The I-BEST program includes courses that are part of a structured pathway. Integrated team-teaching of basic skills and occupational skills was done in most courses on the pathway. Team teaching took several forms. In some courses, the basic skills instructor sat in class with students and stopped the occupational instructor to ask clarifying questions or to explain a concept further. In other courses, the basic skills instructor would either deliver a designated portion of the instruction, or would jointly deliver instruction with the occupational instructor.
I-BEST students had access to dedicated advisors, called navigators, who provided guidance on academic issues, helped students navigate the college’s procedures, and helped with career planning. I-BEST also provided “fill the gap” funds for books, tools, other course materials, or transportation. This funding ensured that all members of the intervention group would pay no tuition.
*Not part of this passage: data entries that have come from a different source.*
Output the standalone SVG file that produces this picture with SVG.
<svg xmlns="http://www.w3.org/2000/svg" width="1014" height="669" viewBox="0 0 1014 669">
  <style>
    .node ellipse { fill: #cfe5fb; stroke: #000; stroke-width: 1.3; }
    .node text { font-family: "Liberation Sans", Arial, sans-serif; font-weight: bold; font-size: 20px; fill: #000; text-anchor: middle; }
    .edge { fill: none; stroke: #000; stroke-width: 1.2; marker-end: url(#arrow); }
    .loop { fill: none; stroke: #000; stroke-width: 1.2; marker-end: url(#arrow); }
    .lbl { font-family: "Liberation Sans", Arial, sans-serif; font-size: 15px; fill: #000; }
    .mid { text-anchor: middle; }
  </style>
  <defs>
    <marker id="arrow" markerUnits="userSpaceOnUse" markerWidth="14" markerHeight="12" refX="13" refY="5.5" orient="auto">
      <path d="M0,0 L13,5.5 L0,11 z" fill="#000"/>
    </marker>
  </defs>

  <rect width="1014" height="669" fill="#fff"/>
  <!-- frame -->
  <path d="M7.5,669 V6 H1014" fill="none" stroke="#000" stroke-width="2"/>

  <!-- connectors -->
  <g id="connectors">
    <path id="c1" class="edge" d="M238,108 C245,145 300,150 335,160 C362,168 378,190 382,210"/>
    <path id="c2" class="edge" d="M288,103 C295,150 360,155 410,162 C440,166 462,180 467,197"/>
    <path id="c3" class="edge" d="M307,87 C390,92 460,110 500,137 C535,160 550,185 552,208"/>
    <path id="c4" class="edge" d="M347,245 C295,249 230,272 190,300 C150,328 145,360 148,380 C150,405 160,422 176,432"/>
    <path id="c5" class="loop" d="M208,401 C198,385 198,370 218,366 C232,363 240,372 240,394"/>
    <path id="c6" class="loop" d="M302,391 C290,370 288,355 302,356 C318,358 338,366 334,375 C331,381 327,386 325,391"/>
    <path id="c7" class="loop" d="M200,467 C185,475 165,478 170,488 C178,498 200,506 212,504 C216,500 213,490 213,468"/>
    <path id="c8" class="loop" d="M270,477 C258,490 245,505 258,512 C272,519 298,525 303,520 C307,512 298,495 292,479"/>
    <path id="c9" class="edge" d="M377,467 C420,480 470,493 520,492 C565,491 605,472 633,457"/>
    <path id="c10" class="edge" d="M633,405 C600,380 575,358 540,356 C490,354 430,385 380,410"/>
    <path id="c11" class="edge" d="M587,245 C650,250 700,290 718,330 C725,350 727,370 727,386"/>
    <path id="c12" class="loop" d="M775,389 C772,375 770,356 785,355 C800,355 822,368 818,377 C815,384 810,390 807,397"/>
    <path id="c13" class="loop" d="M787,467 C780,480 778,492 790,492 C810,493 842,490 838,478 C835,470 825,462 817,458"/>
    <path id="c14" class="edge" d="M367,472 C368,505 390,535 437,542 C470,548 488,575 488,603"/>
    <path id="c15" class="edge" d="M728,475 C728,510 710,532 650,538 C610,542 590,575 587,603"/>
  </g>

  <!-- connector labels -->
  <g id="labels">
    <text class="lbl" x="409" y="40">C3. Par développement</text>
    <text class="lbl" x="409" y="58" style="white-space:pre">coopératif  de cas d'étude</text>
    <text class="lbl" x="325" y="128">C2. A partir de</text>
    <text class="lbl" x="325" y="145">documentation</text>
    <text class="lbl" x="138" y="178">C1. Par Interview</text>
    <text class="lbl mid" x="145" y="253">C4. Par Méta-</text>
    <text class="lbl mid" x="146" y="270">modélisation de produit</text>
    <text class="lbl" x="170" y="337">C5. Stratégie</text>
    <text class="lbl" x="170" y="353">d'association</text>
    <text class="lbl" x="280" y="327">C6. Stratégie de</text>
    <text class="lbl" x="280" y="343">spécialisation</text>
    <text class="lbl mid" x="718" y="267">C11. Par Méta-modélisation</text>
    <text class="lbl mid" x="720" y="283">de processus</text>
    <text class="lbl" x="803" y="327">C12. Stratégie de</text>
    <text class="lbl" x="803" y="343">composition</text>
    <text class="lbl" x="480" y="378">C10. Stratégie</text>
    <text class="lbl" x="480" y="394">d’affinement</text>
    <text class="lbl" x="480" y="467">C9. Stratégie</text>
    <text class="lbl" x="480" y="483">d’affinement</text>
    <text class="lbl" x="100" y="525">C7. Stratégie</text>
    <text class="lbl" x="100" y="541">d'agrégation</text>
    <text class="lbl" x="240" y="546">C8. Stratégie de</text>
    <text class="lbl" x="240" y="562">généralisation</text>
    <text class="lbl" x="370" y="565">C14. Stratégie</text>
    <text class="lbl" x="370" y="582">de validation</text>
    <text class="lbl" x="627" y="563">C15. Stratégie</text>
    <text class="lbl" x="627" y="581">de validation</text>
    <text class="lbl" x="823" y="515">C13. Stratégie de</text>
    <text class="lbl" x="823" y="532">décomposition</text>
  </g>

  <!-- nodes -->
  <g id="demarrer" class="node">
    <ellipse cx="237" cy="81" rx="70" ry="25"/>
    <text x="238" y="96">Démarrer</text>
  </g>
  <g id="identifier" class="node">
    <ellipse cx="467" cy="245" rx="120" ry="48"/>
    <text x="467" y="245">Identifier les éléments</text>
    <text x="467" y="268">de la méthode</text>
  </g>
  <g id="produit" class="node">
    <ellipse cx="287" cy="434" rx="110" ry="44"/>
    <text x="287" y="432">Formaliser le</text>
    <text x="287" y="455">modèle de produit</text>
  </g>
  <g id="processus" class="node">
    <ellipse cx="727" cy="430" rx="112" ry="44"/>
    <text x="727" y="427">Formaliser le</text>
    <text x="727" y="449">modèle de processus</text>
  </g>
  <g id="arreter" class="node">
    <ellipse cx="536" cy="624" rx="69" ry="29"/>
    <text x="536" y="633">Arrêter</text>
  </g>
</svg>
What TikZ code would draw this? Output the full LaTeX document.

Comparison group members could not access I-BEST programs and courses at the three colleges; however, they could access other education and training opportunities available to them, including non-I-BEST courses and I-BEST programs at other colleges. Both intervention and comparison group members could access general college advising, tutoring, and financial aid services that were available to all students at the colleges. Both intervention and comparison group members could potentially access financial support through Pell grants, Washington State’s Opportunity Grants, Washington’s Basic Food Employment and Training (BFET) program, veteran’s benefits, and Temporary Assistance for Needy Families (TANF), depending on eligibility. Both intervention and comparison group members could access their college’s employment and job placement services designed to help program completers find jobs. Whether they enrolled in college classes or not, they also could access other employment assistance in the community, such as the job search and job readiness services at local American Job Centers.
Support for implementation
I-BEST was designed by the Washington State Board for Community and Technical Colleges (SBCTC) and operates at all 34 public community and technical colleges in the state. The three colleges included in this study received additional funding for program enhancements from the Open Society Foundations.